Political alliance in Moldova from 1997 to 1999

The Democratic Convention of Moldova (Convenţia Democrată din Moldova, CDM) was a political alliance in Moldova.

==History==
The CDM was formed in 1997, in order to contest the March 1998 elections, and included the Party of Rebirth and Conciliation of Moldova, the Christian Democratic Popular Front, the Ecologist Party of Moldova "Green Alliance", the Democratic Christian League of the Women of Moldova and the Christian Democratic Peasants' Party of Moldova (PŢCD). The alliance received 19% of the vote, winning 26 of the 101 seats and becoming the second-largest faction in Parliament. It formed the Alliance for Democracy and Reforms coalition together with For a Democratic and Prosperous Moldova and the Party of Democratic Forces, which was able to form a government led by Ion Ciubuc.

Following the resignation of Ciubuc's government in 1999, the Christian Democratic Popular Front withdrew from the CDM. The 1999 local elections saw the alliance receive around 14% of the seats.
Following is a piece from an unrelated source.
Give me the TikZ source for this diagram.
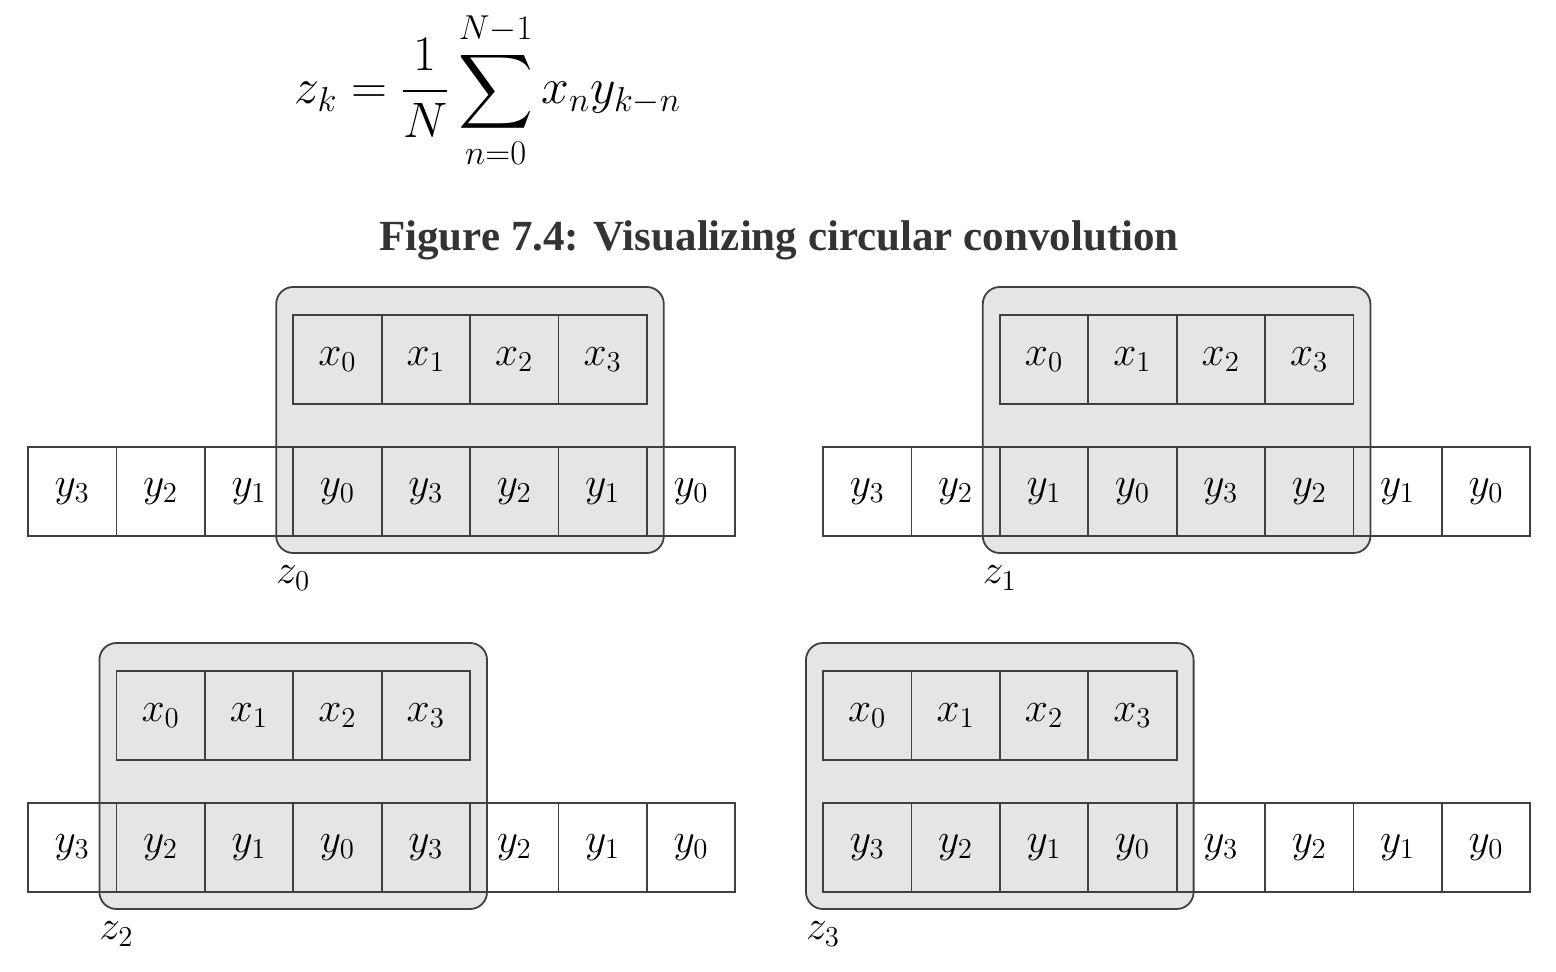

They were the last elections in which the CDM participated. Prior to the 2001 parliamentary elections the alliance broke up, with the Party of Rebirth and Conciliation and Christian Democratic Peasants' Party running independently and the Democratic Christian League of the Women of Moldova (now renamed Christian Democratic League of Women) having its candidates on the National Liberal Party list.